begin Supplied material
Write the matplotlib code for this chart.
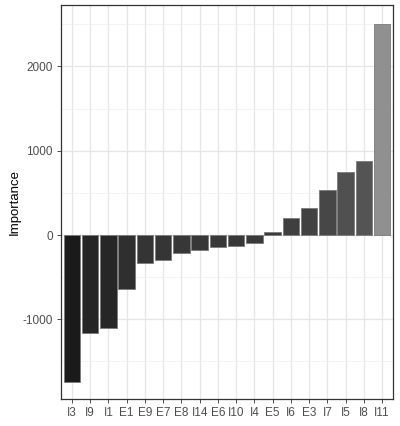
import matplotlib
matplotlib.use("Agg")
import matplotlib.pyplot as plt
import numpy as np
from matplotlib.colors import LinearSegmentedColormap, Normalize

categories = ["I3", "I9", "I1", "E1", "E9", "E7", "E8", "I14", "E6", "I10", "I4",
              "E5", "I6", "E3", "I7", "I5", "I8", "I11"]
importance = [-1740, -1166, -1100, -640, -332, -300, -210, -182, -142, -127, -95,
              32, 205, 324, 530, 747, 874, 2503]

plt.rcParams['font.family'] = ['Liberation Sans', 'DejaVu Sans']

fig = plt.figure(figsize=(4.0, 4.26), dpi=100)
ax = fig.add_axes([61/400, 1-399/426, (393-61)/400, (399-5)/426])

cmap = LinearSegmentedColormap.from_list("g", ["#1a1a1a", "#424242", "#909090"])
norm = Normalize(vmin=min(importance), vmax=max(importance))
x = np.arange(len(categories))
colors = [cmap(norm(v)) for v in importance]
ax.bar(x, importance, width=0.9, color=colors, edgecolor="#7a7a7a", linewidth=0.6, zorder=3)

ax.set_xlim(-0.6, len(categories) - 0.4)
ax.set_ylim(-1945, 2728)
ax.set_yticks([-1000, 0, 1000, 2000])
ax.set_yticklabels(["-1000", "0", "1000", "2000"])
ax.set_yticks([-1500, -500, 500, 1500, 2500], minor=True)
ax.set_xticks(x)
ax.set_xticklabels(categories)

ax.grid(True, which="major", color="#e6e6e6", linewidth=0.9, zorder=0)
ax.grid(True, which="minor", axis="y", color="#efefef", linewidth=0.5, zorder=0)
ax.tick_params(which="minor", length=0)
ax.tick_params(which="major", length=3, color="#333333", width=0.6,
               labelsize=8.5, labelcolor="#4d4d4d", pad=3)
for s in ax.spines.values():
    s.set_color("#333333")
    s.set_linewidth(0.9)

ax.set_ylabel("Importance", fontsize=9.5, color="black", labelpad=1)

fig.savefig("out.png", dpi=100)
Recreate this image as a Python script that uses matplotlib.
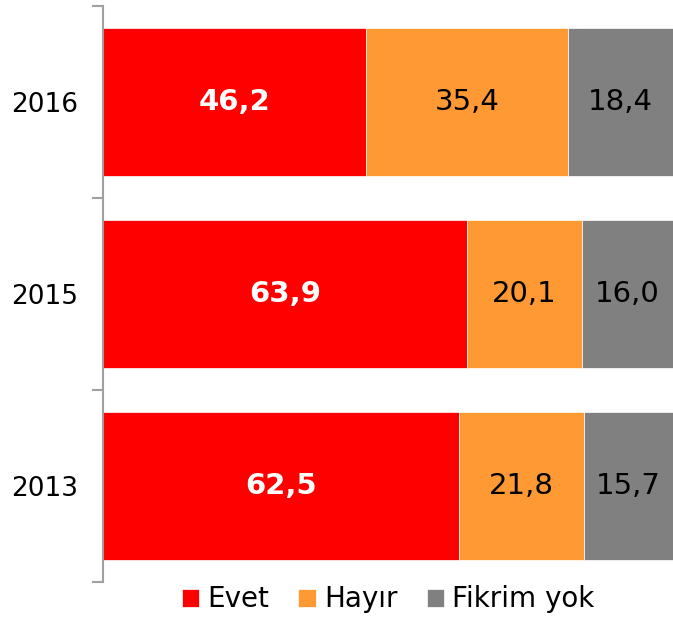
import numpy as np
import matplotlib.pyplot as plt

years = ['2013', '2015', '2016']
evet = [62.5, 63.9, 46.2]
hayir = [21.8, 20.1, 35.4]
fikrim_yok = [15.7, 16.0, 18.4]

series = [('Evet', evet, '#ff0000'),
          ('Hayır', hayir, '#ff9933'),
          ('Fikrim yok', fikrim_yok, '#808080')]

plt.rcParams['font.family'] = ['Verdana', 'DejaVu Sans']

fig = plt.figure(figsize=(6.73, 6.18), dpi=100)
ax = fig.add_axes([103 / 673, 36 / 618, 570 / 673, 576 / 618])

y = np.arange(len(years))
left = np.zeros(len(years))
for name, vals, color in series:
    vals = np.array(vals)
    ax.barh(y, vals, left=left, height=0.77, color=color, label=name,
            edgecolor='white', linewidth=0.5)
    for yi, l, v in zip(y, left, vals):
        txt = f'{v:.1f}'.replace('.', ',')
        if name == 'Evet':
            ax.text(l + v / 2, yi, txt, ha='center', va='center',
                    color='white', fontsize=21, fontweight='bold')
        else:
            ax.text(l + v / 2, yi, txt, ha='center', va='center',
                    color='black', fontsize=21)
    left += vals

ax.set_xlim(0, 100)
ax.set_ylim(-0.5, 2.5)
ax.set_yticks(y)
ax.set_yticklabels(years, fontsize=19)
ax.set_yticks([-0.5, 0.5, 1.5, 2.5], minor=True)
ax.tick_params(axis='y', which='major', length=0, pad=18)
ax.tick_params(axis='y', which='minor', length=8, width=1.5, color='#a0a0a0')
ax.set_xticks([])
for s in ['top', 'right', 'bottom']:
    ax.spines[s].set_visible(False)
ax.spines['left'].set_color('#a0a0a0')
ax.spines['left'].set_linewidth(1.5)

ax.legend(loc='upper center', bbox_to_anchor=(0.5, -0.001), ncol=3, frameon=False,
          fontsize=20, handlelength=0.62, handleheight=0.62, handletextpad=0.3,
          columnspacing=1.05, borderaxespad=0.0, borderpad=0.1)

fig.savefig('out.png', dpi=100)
end Supplied material
> **Task instructions**:
Give again, word for word, every line from the top of the data through the line with "1-399/426, (393-61)/400, (399-5)/426])", both ends included, and exclude the pictures.

> **Exercise result**:
Write the matplotlib code for this chart.
import matplotlib
matplotlib.use("Agg")
import matplotlib.pyplot as plt
import numpy as np
from matplotlib.colors import LinearSegmentedColormap, Normalize

categories = ["I3", "I9", "I1", "E1", "E9", "E7", "E8", "I14", "E6", "I10", "I4",
              "E5", "I6", "E3", "I7", "I5", "I8", "I11"]
importance = [-1740, -1166, -1100, -640, -332, -300, -210, -182, -142, -127, -95,
              32, 205, 324, 530, 747, 874, 2503]

plt.rcParams['font.family'] = ['Liberation Sans', 'DejaVu Sans']

fig = plt.figure(figsize=(4.0, 4.26), dpi=100)
ax = fig.add_axes([61/400, 1-399/426, (393-61)/400, (399-5)/426])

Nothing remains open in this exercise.